Starting from the top of the material, restate each line exactly until the line that contains "2870, 3240, 3130]", which is also copied. Pictures are excluded.

§ §

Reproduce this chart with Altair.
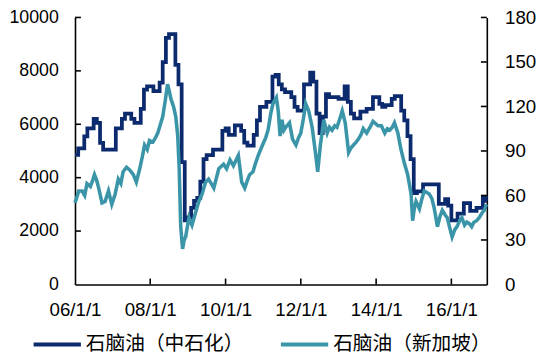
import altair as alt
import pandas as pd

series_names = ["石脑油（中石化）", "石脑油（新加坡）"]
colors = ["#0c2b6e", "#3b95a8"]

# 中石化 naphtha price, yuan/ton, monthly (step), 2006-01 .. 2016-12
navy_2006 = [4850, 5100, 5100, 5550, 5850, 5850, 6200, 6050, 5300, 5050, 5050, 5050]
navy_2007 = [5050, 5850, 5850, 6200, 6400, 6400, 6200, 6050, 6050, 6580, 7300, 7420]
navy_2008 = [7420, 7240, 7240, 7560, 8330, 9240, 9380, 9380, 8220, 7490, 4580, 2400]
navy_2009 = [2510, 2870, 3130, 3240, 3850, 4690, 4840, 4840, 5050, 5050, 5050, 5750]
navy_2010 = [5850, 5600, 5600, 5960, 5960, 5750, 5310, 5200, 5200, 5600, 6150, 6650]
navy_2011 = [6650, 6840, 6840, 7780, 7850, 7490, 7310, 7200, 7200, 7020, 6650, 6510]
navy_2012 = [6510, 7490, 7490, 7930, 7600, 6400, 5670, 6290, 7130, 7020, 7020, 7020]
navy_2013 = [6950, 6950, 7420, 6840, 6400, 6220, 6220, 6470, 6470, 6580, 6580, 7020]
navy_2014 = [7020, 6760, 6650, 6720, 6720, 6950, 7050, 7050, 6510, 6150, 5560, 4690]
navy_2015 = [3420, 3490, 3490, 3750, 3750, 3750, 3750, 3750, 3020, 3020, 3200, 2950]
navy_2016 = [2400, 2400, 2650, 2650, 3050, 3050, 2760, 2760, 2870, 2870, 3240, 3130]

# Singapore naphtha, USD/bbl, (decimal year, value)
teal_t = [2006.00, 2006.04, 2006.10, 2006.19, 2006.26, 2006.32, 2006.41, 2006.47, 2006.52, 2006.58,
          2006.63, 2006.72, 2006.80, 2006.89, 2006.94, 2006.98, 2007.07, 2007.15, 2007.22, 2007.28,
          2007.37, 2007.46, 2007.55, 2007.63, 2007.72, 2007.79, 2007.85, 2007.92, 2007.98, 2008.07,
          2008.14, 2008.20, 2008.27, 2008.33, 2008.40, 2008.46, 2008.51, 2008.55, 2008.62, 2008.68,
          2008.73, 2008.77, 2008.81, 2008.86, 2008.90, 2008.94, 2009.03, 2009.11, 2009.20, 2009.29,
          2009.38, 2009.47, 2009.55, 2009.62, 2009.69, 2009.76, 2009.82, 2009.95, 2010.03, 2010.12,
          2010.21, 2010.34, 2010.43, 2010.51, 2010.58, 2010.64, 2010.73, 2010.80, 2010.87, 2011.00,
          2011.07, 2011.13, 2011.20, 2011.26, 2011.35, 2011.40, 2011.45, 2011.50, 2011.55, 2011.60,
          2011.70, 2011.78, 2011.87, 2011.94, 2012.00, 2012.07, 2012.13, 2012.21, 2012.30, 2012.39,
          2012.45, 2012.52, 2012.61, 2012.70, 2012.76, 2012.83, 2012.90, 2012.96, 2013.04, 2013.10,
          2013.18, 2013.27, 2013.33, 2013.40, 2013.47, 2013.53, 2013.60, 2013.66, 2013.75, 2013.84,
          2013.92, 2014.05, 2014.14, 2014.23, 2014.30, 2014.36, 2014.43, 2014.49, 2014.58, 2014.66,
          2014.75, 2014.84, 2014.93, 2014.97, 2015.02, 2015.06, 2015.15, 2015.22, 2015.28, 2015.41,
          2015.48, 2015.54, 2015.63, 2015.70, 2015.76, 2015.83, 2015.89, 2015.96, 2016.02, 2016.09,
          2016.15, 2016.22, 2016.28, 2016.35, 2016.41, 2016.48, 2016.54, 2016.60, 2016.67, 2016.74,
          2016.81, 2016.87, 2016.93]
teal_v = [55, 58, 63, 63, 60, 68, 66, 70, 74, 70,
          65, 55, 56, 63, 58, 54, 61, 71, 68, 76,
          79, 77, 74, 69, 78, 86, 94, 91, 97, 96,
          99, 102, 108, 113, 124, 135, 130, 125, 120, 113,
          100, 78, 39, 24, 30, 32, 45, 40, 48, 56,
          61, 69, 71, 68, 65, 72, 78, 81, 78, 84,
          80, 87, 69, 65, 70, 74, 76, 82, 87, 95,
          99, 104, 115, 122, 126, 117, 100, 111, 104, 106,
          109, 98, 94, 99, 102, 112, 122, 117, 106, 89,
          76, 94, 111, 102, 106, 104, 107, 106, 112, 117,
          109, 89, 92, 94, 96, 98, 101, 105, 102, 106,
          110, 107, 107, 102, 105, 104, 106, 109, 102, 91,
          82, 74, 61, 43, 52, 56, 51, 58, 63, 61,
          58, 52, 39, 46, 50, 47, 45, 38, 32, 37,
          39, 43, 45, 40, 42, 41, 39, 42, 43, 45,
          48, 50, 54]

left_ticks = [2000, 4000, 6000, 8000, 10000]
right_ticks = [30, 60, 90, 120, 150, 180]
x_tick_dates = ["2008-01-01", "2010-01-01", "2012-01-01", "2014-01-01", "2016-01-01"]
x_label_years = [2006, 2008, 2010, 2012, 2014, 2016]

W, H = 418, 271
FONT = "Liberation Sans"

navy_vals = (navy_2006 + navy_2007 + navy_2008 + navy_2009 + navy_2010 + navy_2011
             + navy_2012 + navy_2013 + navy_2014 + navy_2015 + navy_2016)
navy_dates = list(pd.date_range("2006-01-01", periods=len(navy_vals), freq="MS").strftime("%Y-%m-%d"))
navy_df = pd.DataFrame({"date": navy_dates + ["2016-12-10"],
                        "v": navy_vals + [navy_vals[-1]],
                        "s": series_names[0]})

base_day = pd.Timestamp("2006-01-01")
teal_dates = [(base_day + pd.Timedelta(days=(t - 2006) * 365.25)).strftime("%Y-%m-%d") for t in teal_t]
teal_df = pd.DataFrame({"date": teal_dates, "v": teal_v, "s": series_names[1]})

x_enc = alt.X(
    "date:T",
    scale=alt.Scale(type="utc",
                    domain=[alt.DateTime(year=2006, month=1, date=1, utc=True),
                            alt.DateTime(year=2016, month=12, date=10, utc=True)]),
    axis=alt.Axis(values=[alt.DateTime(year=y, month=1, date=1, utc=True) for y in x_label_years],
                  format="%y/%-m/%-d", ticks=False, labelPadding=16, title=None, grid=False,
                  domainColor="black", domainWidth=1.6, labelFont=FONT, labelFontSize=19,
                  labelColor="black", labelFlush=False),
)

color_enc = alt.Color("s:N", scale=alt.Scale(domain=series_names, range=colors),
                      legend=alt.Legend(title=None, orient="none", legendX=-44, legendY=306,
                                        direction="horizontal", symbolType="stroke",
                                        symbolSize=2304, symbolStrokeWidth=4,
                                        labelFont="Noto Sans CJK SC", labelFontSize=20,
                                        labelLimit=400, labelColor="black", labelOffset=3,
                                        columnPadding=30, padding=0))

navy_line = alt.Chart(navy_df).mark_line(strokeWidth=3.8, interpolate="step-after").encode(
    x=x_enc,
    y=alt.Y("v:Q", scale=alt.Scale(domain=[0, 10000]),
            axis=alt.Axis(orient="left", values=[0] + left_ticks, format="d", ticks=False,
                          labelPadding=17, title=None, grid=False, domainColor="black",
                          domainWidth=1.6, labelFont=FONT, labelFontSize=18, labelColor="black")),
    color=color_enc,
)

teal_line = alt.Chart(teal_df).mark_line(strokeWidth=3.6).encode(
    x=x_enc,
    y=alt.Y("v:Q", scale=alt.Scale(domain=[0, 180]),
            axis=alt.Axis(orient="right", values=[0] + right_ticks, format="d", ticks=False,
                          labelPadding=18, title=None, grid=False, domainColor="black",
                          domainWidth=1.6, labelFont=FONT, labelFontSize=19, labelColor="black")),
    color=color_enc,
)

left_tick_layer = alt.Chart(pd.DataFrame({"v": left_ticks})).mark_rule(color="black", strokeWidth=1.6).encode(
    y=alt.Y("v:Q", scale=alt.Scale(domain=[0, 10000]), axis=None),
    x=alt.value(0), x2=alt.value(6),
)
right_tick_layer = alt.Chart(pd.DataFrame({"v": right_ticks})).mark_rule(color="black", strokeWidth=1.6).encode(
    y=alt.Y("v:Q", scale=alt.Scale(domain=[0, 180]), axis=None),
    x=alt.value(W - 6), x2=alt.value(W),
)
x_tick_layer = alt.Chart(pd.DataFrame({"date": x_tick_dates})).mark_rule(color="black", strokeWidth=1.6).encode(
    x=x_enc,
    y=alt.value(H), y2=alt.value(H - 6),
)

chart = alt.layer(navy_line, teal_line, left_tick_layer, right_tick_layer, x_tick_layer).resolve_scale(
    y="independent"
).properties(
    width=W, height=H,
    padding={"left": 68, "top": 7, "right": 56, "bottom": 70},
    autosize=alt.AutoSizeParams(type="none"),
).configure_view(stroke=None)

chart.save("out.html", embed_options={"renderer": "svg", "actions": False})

§ §

→ Reply:
Reproduce this chart with Altair.
import altair as alt
import pandas as pd

series_names = ["石脑油（中石化）", "石脑油（新加坡）"]
colors = ["#0c2b6e", "#3b95a8"]

# 中石化 naphtha price, yuan/ton, monthly (step), 2006-01 .. 2016-12
navy_2006 = [4850, 5100, 5100, 5550, 5850, 5850, 6200, 6050, 5300, 5050, 5050, 5050]
navy_2007 = [5050, 5850, 5850, 6200, 6400, 6400, 6200, 6050, 6050, 6580, 7300, 7420]
navy_2008 = [7420, 7240, 7240, 7560, 8330, 9240, 9380, 9380, 8220, 7490, 4580, 2400]
navy_2009 = [2510, 2870, 3130, 3240, 3850, 4690, 4840, 4840, 5050, 5050, 5050, 5750]
navy_2010 = [5850, 5600, 5600, 5960, 5960, 5750, 5310, 5200, 5200, 5600, 6150, 6650]
navy_2011 = [6650, 6840, 6840, 7780, 7850, 7490, 7310, 7200, 7200, 7020, 6650, 6510]
navy_2012 = [6510, 7490, 7490, 7930, 7600, 6400, 5670, 6290, 7130, 7020, 7020, 7020]
navy_2013 = [6950, 6950, 7420, 6840, 6400, 6220, 6220, 6470, 6470, 6580, 6580, 7020]
navy_2014 = [7020, 6760, 6650, 6720, 6720, 6950, 7050, 7050, 6510, 6150, 5560, 4690]
navy_2015 = [3420, 3490, 3490, 3750, 3750, 3750, 3750, 3750, 3020, 3020, 3200, 2950]
navy_2016 = [2400, 2400, 2650, 2650, 3050, 3050, 2760, 2760, 2870, 2870, 3240, 3130]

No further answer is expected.